- **Short task**:
Take the line containing "Convert this chart to matplotlib code.", the line containing "17.0, 17.1, 17.2, 17.2, 17.3, 17.2, 17.3, 17.2, 17.3, 17.2]", and all lines between them, and transcribe them exactly. Leave out pictures.

:: Data records

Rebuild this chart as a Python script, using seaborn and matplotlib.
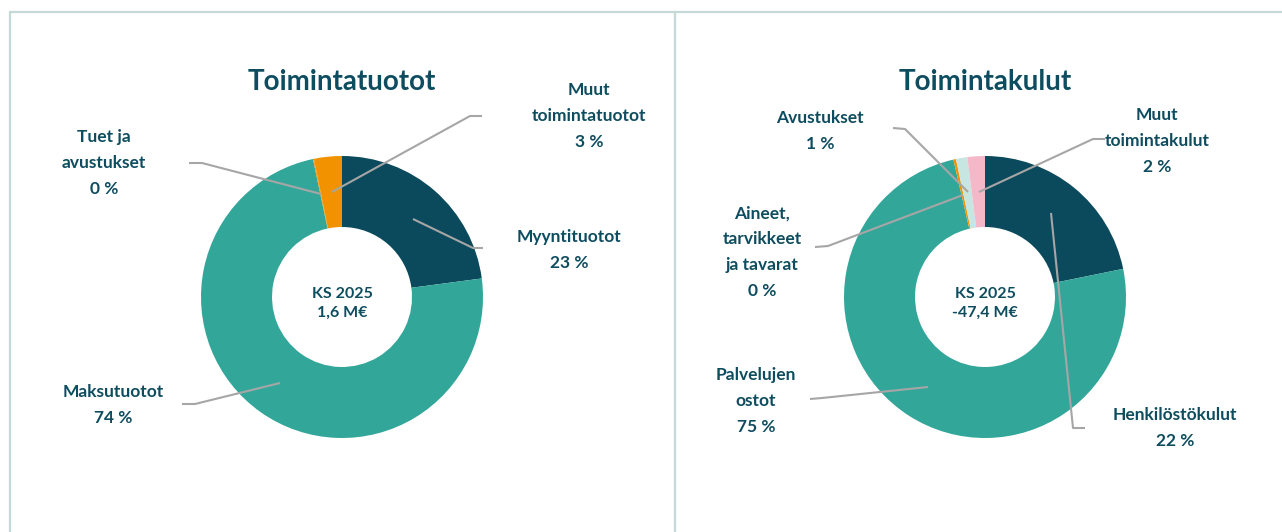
import numpy as np
import pandas as pd
import seaborn as sns
import matplotlib.pyplot as plt
from matplotlib.lines import Line2D

# data
tuotot_labels = ["Myyntituotot", "Maksutuotot", "Tuet ja\navustukset", "Muut\ntoimintatuotot"]
tuotot_values = [22.9, 73.8, 0.1, 3.2]
tuotot_pct = ["23 %", "74 %", "0 %", "3 %"]

kulut_labels = ["Henkilöstökulut", "Palvelujen\nostot", "Aineet,\ntarvikkeet\nja tavarat",
                "Avustukset", "Muut\ntoimintakulut"]
kulut_values = [21.8, 74.6, 0.3, 1.3, 2.0]
kulut_pct = ["22 %", "75 %", "0 %", "1 %", "2 %"]

tuotot_center_text = "KS 2025\n1,6 M€"
kulut_center_text = "KS 2025\n-47,4 M€"

DARK = "#0B4A5C"
TEAL = "#33A69A"
ORANGE = "#F39200"
LIGHT = "#C8E6E1"
PINK = "#F4B8C8"
GREY = "#A6A6A6"
FRAME = "#C5DAD8"
TXT = "#0E4D5F"

sns.set_theme(style="white")
plt.rcParams["font.family"] = ["Lato", "DejaVu Sans"]

W, H = 1282, 532
fig = plt.figure(figsize=(W / 100, H / 100), dpi=100)
ax = fig.add_axes([0, 0, 1, 1])

def py(y):
    # pixel row -> data y
    return H - y

def donut(values, colors, cx, cy):
    ax.pie(values, colors=colors, startangle=90, counterclock=False,
           center=(cx, py(cy)), radius=141,
           wedgeprops=dict(width=71, edgecolor="none", linewidth=0))

donut(tuotot_values, [DARK, TEAL, ORANGE, ORANGE], 342, 297)
donut(kulut_values, [DARK, TEAL, ORANGE, LIGHT, PINK], 985, 297)

ax.set_xlim(0, W)
ax.set_ylim(0, H)
ax.set_aspect("equal")
ax.axis("off")

# frame lines
for xs, ys in [([10, W], [12, 12]), ([10, 10], [12, H]), ([675, 675], [12, H])]:
    ax.add_line(Line2D(xs, [py(v) for v in ys], color=FRAME, lw=1.6))

def lead(pts):
    ax.plot([p[0] for p in pts], [py(p[1]) for p in pts], color=GREY, lw=1.5,
            solid_capstyle="butt", zorder=5)

def label(x, y, s, size=12.5, ha="center", ls=1.75):
    ax.text(x, py(y), s, ha=ha, va="center", fontsize=size, fontweight="bold",
            color=TXT, linespacing=ls)

# titles
label(342, 82, "Toimintatuotot", size=20)
label(985, 82, "Toimintakulut", size=20)

# center texts
label(342, 303, tuotot_center_text, size=11.5, ls=1.45)
label(985, 303, kulut_center_text, size=11.5, ls=1.45)

# left labels
label(589, 116, tuotot_labels[3] + "\n" + tuotot_pct[3])
label(569, 250, tuotot_labels[0] + "\n" + tuotot_pct[0])
label(113, 405, tuotot_labels[1] + "\n" + tuotot_pct[1])
label(104, 163, tuotot_labels[2] + "\n" + tuotot_pct[2])

lead([(482, 116), (470, 116), (332, 192)])
lead([(413, 219), (473, 248), (483, 248)])
lead([(182, 404), (195, 404), (280, 383)])
lead([(189, 163), (202, 163), (321, 194)])

# right labels
label(820, 131, kulut_labels[3] + "\n" + kulut_pct[3])
label(1157, 141, kulut_labels[4] + "\n" + kulut_pct[4])
label(762, 252, kulut_labels[2] + "\n" + kulut_pct[2])
label(756, 401, kulut_labels[1] + "\n" + kulut_pct[1])
label(1175, 428, kulut_labels[0] + "\n" + kulut_pct[0])

lead([(893, 128), (905, 129), (968, 192)])
lead([(1105, 139), (1093, 139), (979, 192)])
lead([(815, 247), (828, 246), (963, 195)])
lead([(810, 399), (822, 398), (928, 387)])
lead([(1051, 213), (1073, 428), (1085, 428)])

fig.savefig("out.png", dpi=100, facecolor="white")
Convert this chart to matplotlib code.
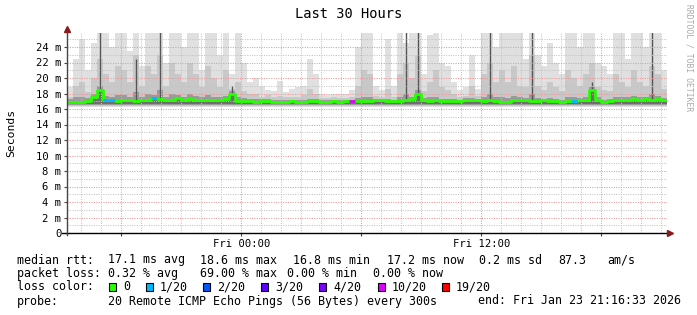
import matplotlib
matplotlib.use("Agg")
import matplotlib.pyplot as plt
import numpy as np
from matplotlib.ticker import MultipleLocator, FuncFormatter

plt.rcParams['font.family'] = ['DejaVu Sans Mono']

# time axis: hours relative to Fri 00:00, window of 30 hours ending Fri 21:16:33
t_start = -(8 + 43 / 60 + 27 / 3600)
t_end = t_start + 30
step_h = 0.3   # one smoke column every 18 minutes

# median rtt (ms)
median = [16.9, 16.9, 16.9, 17.0, 17.6, 18.5, 17.1, 17.1, 17.0, 17.1,
          17.1, 17.0, 17.2, 17.1, 17.4, 17.3, 17.1, 17.2, 17.4, 17.2,
          17.3, 17.1, 17.2, 17.1, 17.2, 17.1, 17.3, 17.9, 17.0, 17.0,
          17.0, 16.9, 17.0, 17.0, 16.9, 16.9, 16.9, 17.0, 16.9, 16.9,
          17.0, 17.0, 16.9, 16.9, 17.0, 16.9, 17.0, 17.0, 17.0, 17.0,
          17.0, 17.1, 17.1, 17.0, 17.0, 17.0, 17.1, 17.3, 17.9, 17.1,
          17.0, 17.1, 17.0, 17.0, 17.0, 17.0, 17.2, 17.1, 17.1, 17.0,
          17.1, 17.0, 16.9, 16.9, 17.1, 17.2, 17.1, 17.0, 17.0, 17.1,
          17.0, 17.0, 16.9, 17.0, 17.0, 17.1, 17.2, 18.4, 17.2, 16.9,
          17.0, 17.1, 17.2, 17.2, 17.3, 17.2, 17.3, 17.2, 17.3, 17.2]

# lost pings out of 20
loss = [0, 0, 0, 0, 0, 0, 1, 1, 0, 0,
        0, 0, 0, 0, 1, 0, 0, 0, 0, 0,
        0, 0, 0, 0, 0, 0, 0, 0, 0, 0,
        0, 0, 0, 0, 0, 0, 0, 0, 0, 0,
        0, 0, 0, 0, 0, 0, 0, 10, 0, 0,
        0, 0, 0, 0, 0, 0, 0, 0, 0, 0,
        0, 0, 0, 0, 0, 0, 0, 0, 0, 0,
        0, 0, 0, 0, 0, 0, 0, 0, 0, 0,
        0, 0, 0, 0, 1, 0, 0, 0, 0, 0,
        0, 0, 0, 0, 0, 0, 0, 0, 0, 0]

# smoke: slowest pings (light), upper quartile (mid), near-median band (dark)
smoke_max = [18.8, 22.5, 25.0, 21.0, 24.5, 26, 26, 24.0, 26, 26,
             23.5, 26, 21.5, 26, 26, 26, 22.0, 26, 26, 24.0,
             26, 26, 21.0, 26, 26, 23.0, 26, 20.5, 26, 22.0,
             19.5, 20.0, 19.0, 18.5, 18.3, 19.6, 18.2, 18.6, 18.8, 19.0,
             22.4, 20.5, 18.0, 17.8, 18.0, 17.9, 18.0, 18.4, 24.0, 26,
             26, 19.0, 18.5, 25.0, 19.0, 26, 24.5, 26, 26, 20.5,
             25.5, 26, 22.0, 21.5, 19.5, 18.5, 18.8, 23.0, 18.6, 26,
             26, 24.0, 26, 26, 26, 26, 22.5, 26, 23.0, 21.5,
             24.5, 22.0, 20.5, 26, 26, 24.0, 26, 26, 22.0, 21.5,
             20.5, 26, 26, 22.5, 26, 26, 24.0, 26, 26, 21.0]

smoke_mid = [17.6, 19.0, 19.5, 18.2, 20.0, 22.5, 20.5, 19.5, 21.5, 21.0,
             19.5, 23.0, 19.0, 21.5, 20.5, 23.0, 19.0, 22.0, 20.5, 19.5,
             22.0, 20.5, 18.8, 21.5, 20.0, 18.8, 21.0, 18.6, 19.5, 18.3,
             17.9, 18.0, 17.6, 17.8, 17.5, 17.7, 17.5, 17.5, 17.6, 17.8,
             18.6, 18.0, 17.4, 17.4, 17.5, 17.4, 17.4, 17.5, 19.0, 21.0,
             20.5, 17.7, 17.6, 18.6, 17.6, 20.5, 22.0, 20.0, 23.0, 18.3,
             19.5, 21.0, 18.8, 18.5, 18.0, 17.6, 17.7, 19.0, 17.7, 20.5,
             22.0, 19.5, 21.0, 19.5, 21.5, 19.0, 18.8, 23.0, 19.0, 18.5,
             19.5, 18.8, 18.3, 21.0, 20.0, 19.0, 20.5, 22.0, 18.8, 18.5,
             18.3, 20.5, 19.5, 18.8, 21.0, 19.5, 19.0, 21.5, 20.5, 18.6]

smoke_dark = [17.3, 17.5, 17.6, 17.4, 17.9, 19.0, 17.7, 17.6, 17.8, 17.8,
              17.6, 18.2, 17.6, 17.9, 17.8, 18.4, 17.6, 17.9, 17.8, 17.6,
              18.0, 17.7, 17.5, 17.8, 17.6, 17.5, 17.7, 18.3, 17.5, 17.4,
              17.3, 17.3, 17.3, 17.3, 17.2, 17.2, 17.2, 17.2, 17.2, 17.2,
              17.3, 17.3, 17.1, 17.1, 17.2, 17.1, 17.2, 17.2, 17.4, 17.6,
              17.5, 17.3, 17.3, 17.3, 17.2, 17.5, 17.9, 17.6, 18.4, 17.4,
              17.5, 17.6, 17.3, 17.3, 17.3, 17.2, 17.4, 17.4, 17.3, 17.5,
              18.0, 17.5, 17.6, 17.4, 17.7, 17.5, 17.4, 18.0, 17.4, 17.3,
              17.4, 17.3, 17.2, 17.5, 17.5, 17.4, 17.6, 18.9, 17.5, 17.2,
              17.3, 17.5, 17.5, 17.5, 17.7, 17.5, 17.5, 17.9, 17.7, 17.4]

# narrow dark cores: (column index, top in ms)
core_idx = [5, 11, 15, 27, 56, 58, 70, 77, 87, 97]
core_top = [26, 22.5, 26, 19.0, 26, 26, 26, 26, 19.5, 26]

loss_levels = [0, 1, 2, 3, 4, 10, 19]
loss_colors = ['#26ff00', '#00b8ff', '#0059ff', '#5e00ff', '#7e00ff', '#dd00ff', '#ff0000']
loss_names = ['0', '1/20', '2/20', '3/20', '4/20', '10/20', '19/20']

n = len(median)
edges = t_start + step_h * np.arange(n + 1)
mid_t = edges[:-1] + step_h / 2

fig = plt.figure(figsize=(6.97, 3.15), dpi=100)
W, H = 697, 315
ax = fig.add_axes([67 / W, (H - 233) / H, 600 / W, 200 / H])
ymax = 200 / 7.75

def stepped(v):
    return np.append(v, v[-1])

ax.fill_between(edges, 16.3, stepped(smoke_max), step='post', color='#e0e0e0', lw=0, zorder=1)
ax.fill_between(edges, 16.4, stepped(smoke_mid), step='post', color='#c8c8c8', lw=0, zorder=1.1)
ax.fill_between(edges, 16.5, stepped(smoke_dark), step='post', color='#9a9a9a', lw=0, zorder=1.2)
ax.fill_between(edges, 16.6, stepped(median), step='post', color='#6e6e6e', lw=0, zorder=1.25)
ax.vlines(mid_t[core_idx], np.array(median)[core_idx], core_top, color='#555555', lw=1.0, zorder=1.3)

# grid on top of the smoke, like rrdtool
ax.xaxis.set_major_locator(MultipleLocator(6))
ax.xaxis.set_minor_locator(MultipleLocator(1))
ax.yaxis.set_major_locator(MultipleLocator(2))
ax.yaxis.set_minor_locator(MultipleLocator(1))
ax.grid(which='major', color='#e89a9a', lw=0.75, ls=(0, (1, 1.3)), zorder=2)
ax.grid(which='minor', color='#c4c4c4', lw=0.75, ls=(0, (1, 1.3)), zorder=2)

# median line, coloured by loss
ax.step(edges, stepped(median), where='post', color=loss_colors[0], lw=2.0, zorder=3)
for i in range(n):
    if loss[i] > 0:
        c = loss_colors[loss_levels.index(loss[i])]
        ax.hlines(median[i], edges[i], edges[i + 1], color=c, lw=2.0, zorder=3.5)

ax.set_xlim(t_start, t_end)
ax.set_ylim(0, ymax)
for s in ax.spines.values():
    s.set_visible(False)

def xfmt(v, pos):
    if abs(v % 12) < 1e-6:
        return 'Fri %02d:00' % int(round(v))
    return ''

def yfmt(v, pos):
    return '0' if v == 0 else '%d m' % v

ax.xaxis.set_major_formatter(FuncFormatter(xfmt))
ax.yaxis.set_major_formatter(FuncFormatter(yfmt))
ax.tick_params(which='both', labelsize=7.6, length=2, width=0.8, color='#444444', pad=2)
ax.tick_params(which='minor', length=0)

# axes with arrows
ax.plot([t_start - 0.25, t_end + 0.1], [0, 0], color='black', lw=1, clip_on=False, zorder=4)
ax.plot([t_start, t_start], [-0.3, ymax + 0.4], color='#444444', lw=1, clip_on=False, zorder=4)
ax.plot([t_end + 0.15], [0], marker='>', color='#8b1a1a', ms=4, clip_on=False, zorder=5)
ax.plot([t_start], [ymax + 0.5], marker='^', color='#8b1a1a', ms=4, clip_on=False, zorder=5)

fig.text(0.5, 1 - 14 / H, 'Last 30 Hours', ha='center', va='center', fontsize=9.9)
fig.text(11 / W, 1 - 133 / H, 'Seconds', rotation=90, ha='center', va='center', fontsize=8.2)
fig.text(689 / W, 1 - 58 / H, 'RRDTOOL / TOBI OETIKER', rotation=270, ha='center', va='center',
         fontsize=5.8, color='#aaaaaa')

fs = 8.4
def put(x, y, s, **kw):
    fig.text(x / W, 1 - y / H, s, ha='left', va='center', fontsize=fs, **kw)

line1 = [(17, 'median rtt:'), (108, '17.1 ms avg'), (200, '18.6 ms max'), (293, '16.8 ms min'),
         (387, '17.2 ms now'), (479, '0.2 ms sd'), (558, '87.3'), (607, 'am/s')]
line2 = [(17, 'packet loss:'), (108, '0.32 % avg'), (200, '69.00 % max'), (287, '0.00 % min'),
         (373, '0.00 % now')]
line4 = [(17, 'probe:'), (108, '20 Remote ICMP Echo Pings (56 Bytes) every 300s'),
         (478, 'end: Fri Jan 23 21:16:33 2026')]
for x, s in line1:
    put(x, 260, s)
for x, s in line2:
    put(x, 273.5, s)
for x, s in line4:
    put(x, 301, s)

put(17, 287, 'loss color:')
box_x = [109, 146, 203, 261, 319, 378, 442]
for bx, c, name in zip(box_x, loss_colors, loss_names):
    fig.patches.append(plt.Rectangle((bx / W, 1 - 291 / H), 7 / W, 8 / H, transform=fig.transFigure,
                                     facecolor=c, edgecolor='black', lw=0.8))
    put(bx + 14, 287, name)

fig.savefig('out.png', dpi=100)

::::

- **Response**:
Convert this chart to matplotlib code.
import matplotlib
matplotlib.use("Agg")
import matplotlib.pyplot as plt
import numpy as np
from matplotlib.ticker import MultipleLocator, FuncFormatter

plt.rcParams['font.family'] = ['DejaVu Sans Mono']

# time axis: hours relative to Fri 00:00, window of 30 hours ending Fri 21:16:33
t_start = -(8 + 43 / 60 + 27 / 3600)
t_end = t_start + 30
step_h = 0.3   # one smoke column every 18 minutes

# median rtt (ms)
median = [16.9, 16.9, 16.9, 17.0, 17.6, 18.5, 17.1, 17.1, 17.0, 17.1,
          17.1, 17.0, 17.2, 17.1, 17.4, 17.3, 17.1, 17.2, 17.4, 17.2,
          17.3, 17.1, 17.2, 17.1, 17.2, 17.1, 17.3, 17.9, 17.0, 17.0,
          17.0, 16.9, 17.0, 17.0, 16.9, 16.9, 16.9, 17.0, 16.9, 16.9,
          17.0, 17.0, 16.9, 16.9, 17.0, 16.9, 17.0, 17.0, 17.0, 17.0,
          17.0, 17.1, 17.1, 17.0, 17.0, 17.0, 17.1, 17.3, 17.9, 17.1,
          17.0, 17.1, 17.0, 17.0, 17.0, 17.0, 17.2, 17.1, 17.1, 17.0,
          17.1, 17.0, 16.9, 16.9, 17.1, 17.2, 17.1, 17.0, 17.0, 17.1,
          17.0, 17.0, 16.9, 17.0, 17.0, 17.1, 17.2, 18.4, 17.2, 16.9,
          17.0, 17.1, 17.2, 17.2, 17.3, 17.2, 17.3, 17.2, 17.3, 17.2]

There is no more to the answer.